Soft African music, dark brown tones spanning from the ceiling where wooden panels run across the space above, candles placed on each table usher us into the averagely populated Ankole Grill restaurant. Its location on Senteu Plaza at the junction of Galana and Lenana roads make it ideal for after work drinks as you wait for the evening traffic to ease down. On the far left of the restaurant, is the skull of an Ankole cow hung on the wall high above. The restaurant is named after this ancient cow breed which originates from East Africa.
Excited to find out what they have to offer, and also being my first time at this steakhouse, I arrive for dinner with the intention of trying out a dish my friend had suggested I should try their Congo Bongo chicken, “It’s awesome” she said.
Their menu features a myriad of dishes with African influence. So much so, that they serve ‘mchicha’ as a side accompaniment to main meals. Aside from the classic meat cuts available in steakhouses, Ankole’s menu also includes fried whole tilapia, chicken and fish curries, paneer tikka Masala, pork and mutton.
Being a weeknight, the place starts to fill up pretty fast and our attempt at switching tables is unsuccessful after a server informs that the unoccupied tables are all reserved specifically for this Wednesday when they have the band, Ankole All Stars performing live.
It is finally 8pm and the band is done setting up. Our food arrives just as they start their first song, an African jazz melody. The restaurant, now bustling and energized is fully packed.
We order the Beef Fillet, Chicken Parmigiana and the Congo Bongo Chicken accompanied by butter mashed sweet potatoes. My Congo Bongo chicken arrives in a huge portion, an alluring aroma and bathed in a thick peanut butter based sauce. Their menu describes it as “kinda like Jamaican jerk chicken, just better”. Mildly spicy, each bite provided a forkful of flavour. The only similarity I found with jerk chicken was the spiciness. The sweet potato mash added substance and heft to the meal. Prepared with garlic butter, thyme, rosemary, fresh oregano and Italian parsley, it was a creamy comforting dish, one that I intend to try and prepare at home.

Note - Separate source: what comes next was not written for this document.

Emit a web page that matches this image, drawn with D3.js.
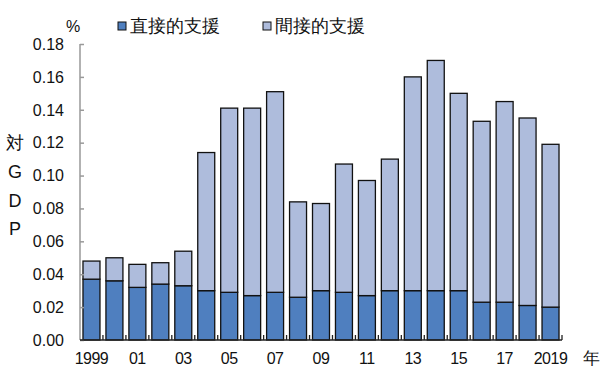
<!DOCTYPE html>
<html><head><meta charset="utf-8">
<script src="https://cdn.jsdelivr.net/npm/d3@7"></script>
<style>body{margin:0;background:#fff}svg{display:block}text{font-family:"Liberation Sans",Arial,sans-serif}</style>
</head><body><svg id="c" width="600" height="368"></svg>
<script>
const years = [1999,2000,2001,2002,2003,2004,2005,2006,2007,2008,2009,2010,2011,2012,2013,2014,2015,2016,2017,2018,2019];
const direct = [0.037,0.036,0.032,0.034,0.033,0.030,0.029,0.027,0.029,0.026,0.030,0.029,0.027,0.030,0.030,0.030,0.030,0.023,0.023,0.021,0.020];
const total = [0.048,0.050,0.046,0.047,0.054,0.114,0.141,0.141,0.151,0.084,0.083,0.107,0.097,0.110,0.160,0.170,0.150,0.133,0.145,0.135,0.119];
const indirect = total.map((t,i)=>+(t-direct[i]).toFixed(3));
const xLabels = {1999:"1999",2001:"01",2003:"03",2005:"05",2007:"07",2009:"09",2011:"11",2013:"13",2015:"15",2017:"17",2019:"2019"};
const yTicks = [0,0.02,0.04,0.06,0.08,0.10,0.12,0.14,0.16,0.18];
const seriesNames = ["直接的支援","間接的支援"];
const colors = ["#4f7fbf","#aebcdc"];

const svg = d3.select("#c");
const x = d3.scaleBand().domain(years).range([80,562]).paddingInner(0.26).paddingOuter(0.13);
const y = d3.scaleLinear().domain([0,0.18]).range([340,44]);

const data = years.map((yr,i)=>({year:yr,direct:direct[i],indirect:indirect[i]}));
const stack = d3.stack().keys(["direct","indirect"])(data);

svg.append("g").selectAll("g").data(stack).join("g")
  .attr("fill",(d,i)=>colors[i])
  .selectAll("rect").data(d=>d).join("rect")
  .attr("x",d=>x(d.data.year)).attr("width",x.bandwidth())
  .attr("y",d=>y(d[1])).attr("height",d=>y(d[0])-y(d[1]))
  .attr("stroke","#111").attr("stroke-width",1.3);

// y axis
const ya = svg.append("g").attr("transform","translate(80,0)")
  .call(d3.axisRight(y).tickValues(yTicks).tickSize(4).tickFormat(""));
ya.select(".domain").attr("stroke","#999").attr("stroke-width",1.5).attr("d","M0,44V340");
ya.selectAll(".tick line").attr("stroke","#999").attr("stroke-width",1.5);
svg.append("g").selectAll("text").data(yTicks).join("text")
  .attr("x",64).attr("y",d=>y(d)).attr("dy","0.36em").attr("text-anchor","end")
  .attr("font-size",16).attr("fill","#111").text(d=>d.toFixed(2));

// x axis
svg.append("line").attr("x1",80).attr("x2",562).attr("y1",340).attr("y2",340).attr("stroke","#222").attr("stroke-width",1.5);
svg.append("g").selectAll("line").data(d3.range(1,years.length+1)).join("line")
  .attr("x1",i=>80+i*x.step()).attr("x2",i=>80+i*x.step())
  .attr("y1",340).attr("y2",335).attr("stroke","#222").attr("stroke-width",1.3);
svg.append("g").selectAll("text").data(years.filter(yr=>xLabels[yr])).join("text")
  .attr("x",d=>x(d)+x.bandwidth()/2).attr("y",364).attr("text-anchor","middle")
  .attr("font-size",16).attr("fill","#111").attr("letter-spacing","-0.5").text(d=>xLabels[d]);

svg.append("text").attr("x",583).attr("y",364).attr("font-size",17).attr("font-family","Noto Sans CJK JP").attr("fill","#111").text("年");
svg.append("text").attr("x",66).attr("y",32).attr("font-size",16).attr("fill","#111").text("%");

// y title
const yTitle = ["対","G","D","P"];
const yTitleY = [143,172,201,229];
svg.append("g").selectAll("text").data(yTitle).join("text")
  .attr("x",15).attr("y",(d,i)=>yTitleY[i]).attr("dy","0.36em").attr("text-anchor","middle")
  .attr("font-size",18).attr("font-family",(d,i)=>i===0?"Noto Sans CJK JP":"Liberation Sans").attr("fill","#111").text(d=>d);

// legend
const legX = [118,263];
const lg = svg.append("g");
seriesNames.forEach((n,i)=>{
  lg.append("rect").attr("x",legX[i]).attr("y",22).attr("width",8).attr("height",8)
    .attr("fill",colors[i]).attr("stroke","#111").attr("stroke-width",1);
  lg.append("text").attr("x",legX[i]+12).attr("y",26).attr("dy","0.36em")
    .attr("font-size",18).attr("font-family","Noto Sans CJK JP").attr("fill","#111").text(n);
});
</script></body></html>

My companion had the pepper crusted beef fillet; my attempts to convince her to have it medium rare failed miserably as she stuck to well done. As much as I’m not a fan of well-done cuts of meat, the pepper added zest and fun to the dish, resulting to a full-flavoured classic cut. I can only imagine biting into a similar fillet, but cooked to medium rare, the juices and tenderness of the meat and the pepper combination would have resulted to a remarkable treat.
By the time we were done with our dinner, the ambiance had transformed. People were on the dance floor, whiling the night away almost as if the next day was a weekend.